● **WHAT THE EXERCISE ASKS**
In the entries below, print exactly the lines from the first through the one with "import plotly.graph_objects as go", both included, and none of the pictures.

━━━ GIVEN ENTRIES ━━━

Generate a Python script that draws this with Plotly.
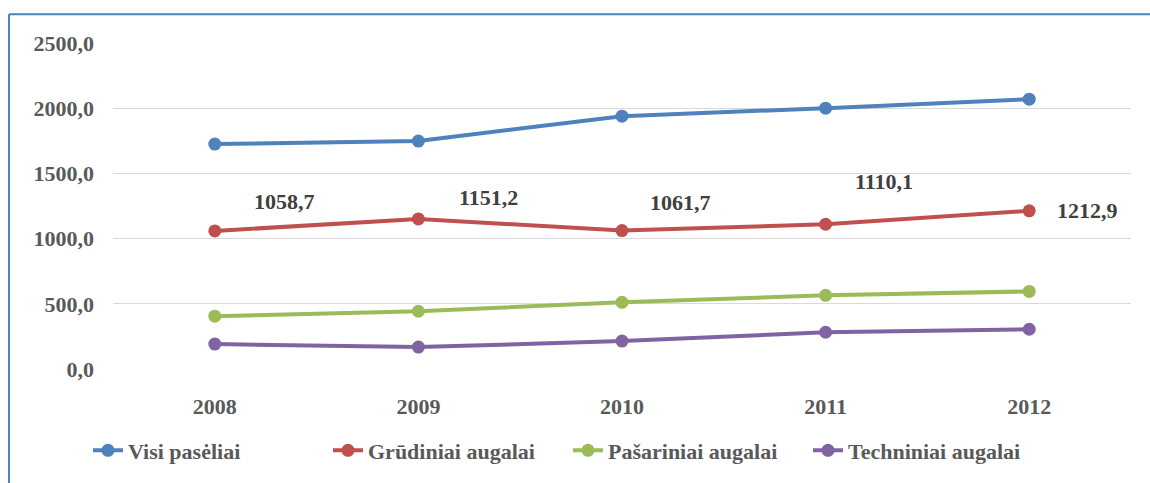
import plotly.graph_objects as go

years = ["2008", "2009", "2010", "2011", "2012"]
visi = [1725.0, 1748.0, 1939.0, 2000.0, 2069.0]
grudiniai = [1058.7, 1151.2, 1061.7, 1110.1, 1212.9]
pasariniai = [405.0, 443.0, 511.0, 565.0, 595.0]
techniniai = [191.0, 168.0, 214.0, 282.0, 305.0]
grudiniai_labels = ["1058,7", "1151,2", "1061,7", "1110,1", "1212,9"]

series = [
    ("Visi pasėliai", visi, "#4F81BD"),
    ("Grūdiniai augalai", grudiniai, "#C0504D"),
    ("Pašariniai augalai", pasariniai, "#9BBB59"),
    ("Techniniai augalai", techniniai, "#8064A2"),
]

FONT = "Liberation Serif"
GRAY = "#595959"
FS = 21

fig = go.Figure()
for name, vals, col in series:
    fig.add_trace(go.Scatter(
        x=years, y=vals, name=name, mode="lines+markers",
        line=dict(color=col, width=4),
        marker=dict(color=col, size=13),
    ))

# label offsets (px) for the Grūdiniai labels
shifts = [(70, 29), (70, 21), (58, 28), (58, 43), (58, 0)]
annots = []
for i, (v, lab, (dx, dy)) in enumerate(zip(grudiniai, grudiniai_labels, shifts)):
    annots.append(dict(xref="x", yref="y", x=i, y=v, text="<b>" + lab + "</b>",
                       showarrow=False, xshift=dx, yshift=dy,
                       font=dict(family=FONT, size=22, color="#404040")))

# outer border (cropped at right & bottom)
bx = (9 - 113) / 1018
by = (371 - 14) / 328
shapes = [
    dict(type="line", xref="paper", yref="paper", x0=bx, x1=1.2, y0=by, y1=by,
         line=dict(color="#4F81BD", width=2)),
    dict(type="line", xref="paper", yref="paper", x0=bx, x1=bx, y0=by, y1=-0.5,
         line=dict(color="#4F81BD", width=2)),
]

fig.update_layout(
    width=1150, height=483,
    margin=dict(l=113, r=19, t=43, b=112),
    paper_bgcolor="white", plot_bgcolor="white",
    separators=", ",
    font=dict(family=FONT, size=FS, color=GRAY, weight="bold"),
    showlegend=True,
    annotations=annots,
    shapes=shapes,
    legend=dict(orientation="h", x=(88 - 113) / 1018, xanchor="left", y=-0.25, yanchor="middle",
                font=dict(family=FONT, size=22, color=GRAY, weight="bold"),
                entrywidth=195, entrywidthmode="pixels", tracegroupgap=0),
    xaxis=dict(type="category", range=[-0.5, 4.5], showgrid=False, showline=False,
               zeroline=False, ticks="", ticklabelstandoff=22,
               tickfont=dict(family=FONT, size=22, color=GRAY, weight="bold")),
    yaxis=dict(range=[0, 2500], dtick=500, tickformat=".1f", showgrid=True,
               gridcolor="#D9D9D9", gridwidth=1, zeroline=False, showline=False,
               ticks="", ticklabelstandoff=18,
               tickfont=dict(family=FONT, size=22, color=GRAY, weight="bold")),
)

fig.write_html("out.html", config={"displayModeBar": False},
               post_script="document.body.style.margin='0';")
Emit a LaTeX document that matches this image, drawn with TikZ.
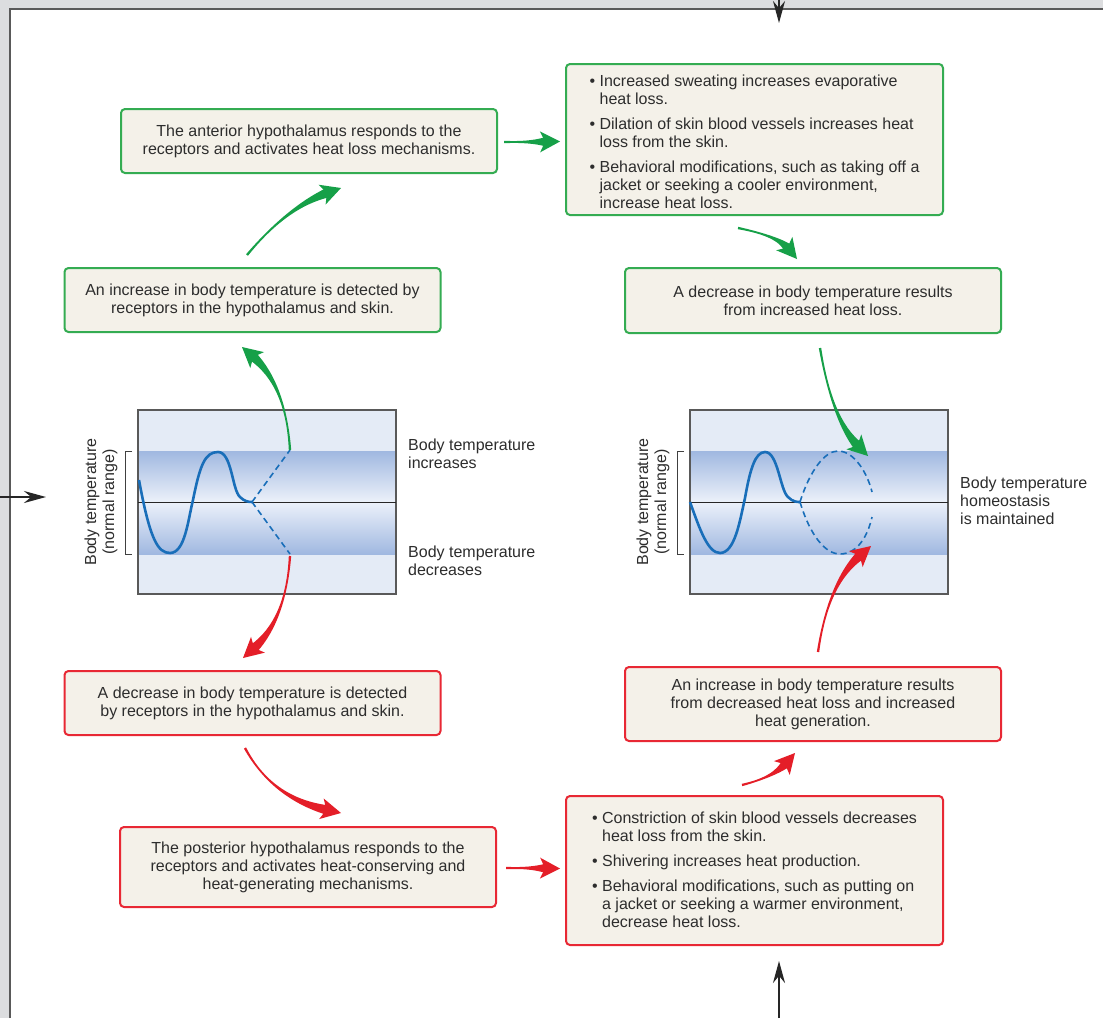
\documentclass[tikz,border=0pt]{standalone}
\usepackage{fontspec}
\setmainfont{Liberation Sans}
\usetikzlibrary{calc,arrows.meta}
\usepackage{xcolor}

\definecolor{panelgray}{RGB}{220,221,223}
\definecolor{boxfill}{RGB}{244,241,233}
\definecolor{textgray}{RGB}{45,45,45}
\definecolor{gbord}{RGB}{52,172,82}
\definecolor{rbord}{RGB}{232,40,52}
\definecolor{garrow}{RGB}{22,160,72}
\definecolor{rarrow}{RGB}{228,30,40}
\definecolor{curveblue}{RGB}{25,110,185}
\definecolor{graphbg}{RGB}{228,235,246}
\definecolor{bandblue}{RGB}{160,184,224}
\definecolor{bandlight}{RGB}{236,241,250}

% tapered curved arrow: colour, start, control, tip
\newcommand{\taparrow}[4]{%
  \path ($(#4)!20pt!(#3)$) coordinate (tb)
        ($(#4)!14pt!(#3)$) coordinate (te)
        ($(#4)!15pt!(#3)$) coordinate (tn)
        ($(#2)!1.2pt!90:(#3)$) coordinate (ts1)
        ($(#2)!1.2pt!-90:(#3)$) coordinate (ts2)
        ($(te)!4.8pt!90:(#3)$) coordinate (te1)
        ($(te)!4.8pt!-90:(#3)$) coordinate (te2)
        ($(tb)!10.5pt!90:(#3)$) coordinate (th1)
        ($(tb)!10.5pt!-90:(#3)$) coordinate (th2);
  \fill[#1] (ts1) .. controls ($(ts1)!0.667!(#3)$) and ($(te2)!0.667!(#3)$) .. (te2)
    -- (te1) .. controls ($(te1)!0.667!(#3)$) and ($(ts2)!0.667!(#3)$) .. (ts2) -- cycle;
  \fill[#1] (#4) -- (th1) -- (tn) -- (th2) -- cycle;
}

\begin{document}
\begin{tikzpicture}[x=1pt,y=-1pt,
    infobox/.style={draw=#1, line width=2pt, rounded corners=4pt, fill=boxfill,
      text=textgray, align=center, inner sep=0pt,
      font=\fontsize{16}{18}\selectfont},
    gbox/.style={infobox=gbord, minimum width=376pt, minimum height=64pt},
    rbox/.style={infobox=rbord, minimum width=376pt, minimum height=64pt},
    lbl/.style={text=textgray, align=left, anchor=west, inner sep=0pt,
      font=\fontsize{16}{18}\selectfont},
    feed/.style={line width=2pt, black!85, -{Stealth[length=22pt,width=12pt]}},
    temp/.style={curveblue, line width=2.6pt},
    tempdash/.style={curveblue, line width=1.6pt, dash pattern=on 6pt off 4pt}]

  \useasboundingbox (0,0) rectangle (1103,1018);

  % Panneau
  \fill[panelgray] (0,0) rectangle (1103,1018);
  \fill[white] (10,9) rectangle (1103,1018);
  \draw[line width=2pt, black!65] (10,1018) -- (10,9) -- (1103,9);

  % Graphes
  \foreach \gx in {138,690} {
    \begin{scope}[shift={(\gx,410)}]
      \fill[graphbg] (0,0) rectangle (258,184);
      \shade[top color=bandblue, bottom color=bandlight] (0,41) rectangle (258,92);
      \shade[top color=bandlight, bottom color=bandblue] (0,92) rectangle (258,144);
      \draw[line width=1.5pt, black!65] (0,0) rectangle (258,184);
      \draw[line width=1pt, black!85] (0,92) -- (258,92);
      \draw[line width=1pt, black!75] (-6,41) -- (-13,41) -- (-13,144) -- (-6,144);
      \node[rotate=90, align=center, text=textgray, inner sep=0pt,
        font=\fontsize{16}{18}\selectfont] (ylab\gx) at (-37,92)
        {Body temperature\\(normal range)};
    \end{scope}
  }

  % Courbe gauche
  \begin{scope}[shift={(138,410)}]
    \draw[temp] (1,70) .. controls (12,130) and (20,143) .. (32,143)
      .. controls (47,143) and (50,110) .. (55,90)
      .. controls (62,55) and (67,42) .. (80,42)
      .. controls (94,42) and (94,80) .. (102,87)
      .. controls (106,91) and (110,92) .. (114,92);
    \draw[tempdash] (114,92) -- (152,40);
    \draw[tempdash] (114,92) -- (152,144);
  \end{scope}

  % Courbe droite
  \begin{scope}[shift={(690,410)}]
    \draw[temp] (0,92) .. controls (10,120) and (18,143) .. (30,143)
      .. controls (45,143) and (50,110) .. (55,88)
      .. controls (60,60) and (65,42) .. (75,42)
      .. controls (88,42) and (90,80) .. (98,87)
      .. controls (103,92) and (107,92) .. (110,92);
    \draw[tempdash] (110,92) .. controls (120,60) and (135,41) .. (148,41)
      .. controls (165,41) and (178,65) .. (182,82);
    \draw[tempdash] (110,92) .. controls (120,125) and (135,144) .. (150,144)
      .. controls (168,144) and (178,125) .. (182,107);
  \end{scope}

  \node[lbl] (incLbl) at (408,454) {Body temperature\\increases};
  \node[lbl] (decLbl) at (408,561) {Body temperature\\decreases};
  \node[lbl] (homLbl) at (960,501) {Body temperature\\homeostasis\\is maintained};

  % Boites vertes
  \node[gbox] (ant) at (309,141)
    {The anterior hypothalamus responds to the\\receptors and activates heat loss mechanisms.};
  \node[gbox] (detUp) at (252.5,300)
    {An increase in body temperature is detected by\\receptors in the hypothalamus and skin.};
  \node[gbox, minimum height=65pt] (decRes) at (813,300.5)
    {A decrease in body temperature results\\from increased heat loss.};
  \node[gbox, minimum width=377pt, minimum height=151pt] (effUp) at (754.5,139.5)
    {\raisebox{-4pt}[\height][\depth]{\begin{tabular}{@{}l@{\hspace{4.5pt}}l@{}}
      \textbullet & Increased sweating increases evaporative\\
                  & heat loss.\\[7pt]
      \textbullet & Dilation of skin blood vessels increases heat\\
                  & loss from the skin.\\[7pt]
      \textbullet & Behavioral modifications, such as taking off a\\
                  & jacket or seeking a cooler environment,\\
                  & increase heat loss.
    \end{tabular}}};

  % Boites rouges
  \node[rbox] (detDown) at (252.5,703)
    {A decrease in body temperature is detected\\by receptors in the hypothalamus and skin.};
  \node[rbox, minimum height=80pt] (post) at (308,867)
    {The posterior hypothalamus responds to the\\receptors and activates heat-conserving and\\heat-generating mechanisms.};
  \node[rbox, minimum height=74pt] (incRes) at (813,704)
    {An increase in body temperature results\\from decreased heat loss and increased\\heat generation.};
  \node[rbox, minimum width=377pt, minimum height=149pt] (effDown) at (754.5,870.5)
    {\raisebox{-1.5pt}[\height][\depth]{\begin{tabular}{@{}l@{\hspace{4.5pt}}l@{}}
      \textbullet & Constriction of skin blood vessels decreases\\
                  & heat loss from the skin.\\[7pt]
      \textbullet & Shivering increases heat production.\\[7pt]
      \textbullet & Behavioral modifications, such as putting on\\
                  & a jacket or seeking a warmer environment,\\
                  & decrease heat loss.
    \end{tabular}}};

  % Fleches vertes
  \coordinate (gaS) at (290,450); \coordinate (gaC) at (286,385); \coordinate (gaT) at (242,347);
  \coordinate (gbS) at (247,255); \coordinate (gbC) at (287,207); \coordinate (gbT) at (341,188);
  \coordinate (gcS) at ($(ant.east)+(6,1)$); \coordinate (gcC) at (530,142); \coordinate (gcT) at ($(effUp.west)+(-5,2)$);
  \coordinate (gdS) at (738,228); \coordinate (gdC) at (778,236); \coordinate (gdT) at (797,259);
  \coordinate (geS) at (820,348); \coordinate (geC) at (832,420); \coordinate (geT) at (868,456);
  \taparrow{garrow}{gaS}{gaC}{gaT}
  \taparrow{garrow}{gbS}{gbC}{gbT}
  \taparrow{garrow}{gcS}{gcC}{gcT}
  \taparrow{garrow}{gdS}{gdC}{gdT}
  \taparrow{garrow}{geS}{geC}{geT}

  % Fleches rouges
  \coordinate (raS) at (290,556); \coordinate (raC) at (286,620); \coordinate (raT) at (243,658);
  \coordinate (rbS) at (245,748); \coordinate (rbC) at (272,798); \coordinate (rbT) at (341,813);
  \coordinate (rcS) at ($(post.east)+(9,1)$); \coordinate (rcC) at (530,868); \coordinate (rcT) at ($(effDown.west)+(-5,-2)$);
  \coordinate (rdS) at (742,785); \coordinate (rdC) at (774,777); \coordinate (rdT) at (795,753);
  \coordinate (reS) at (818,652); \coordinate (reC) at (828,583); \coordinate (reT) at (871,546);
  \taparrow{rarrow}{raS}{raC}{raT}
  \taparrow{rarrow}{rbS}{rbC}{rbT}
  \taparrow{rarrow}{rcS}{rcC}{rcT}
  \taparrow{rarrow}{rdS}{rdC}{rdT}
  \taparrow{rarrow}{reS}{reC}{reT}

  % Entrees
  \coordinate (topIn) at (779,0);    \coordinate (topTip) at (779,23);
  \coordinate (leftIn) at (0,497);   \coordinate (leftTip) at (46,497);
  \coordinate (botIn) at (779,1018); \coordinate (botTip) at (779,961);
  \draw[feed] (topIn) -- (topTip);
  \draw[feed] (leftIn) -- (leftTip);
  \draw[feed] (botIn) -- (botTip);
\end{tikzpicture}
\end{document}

━━━

● **ANSWER TO THIS TASK**
Generate a Python script that draws this with Plotly.
import plotly.graph_objects as go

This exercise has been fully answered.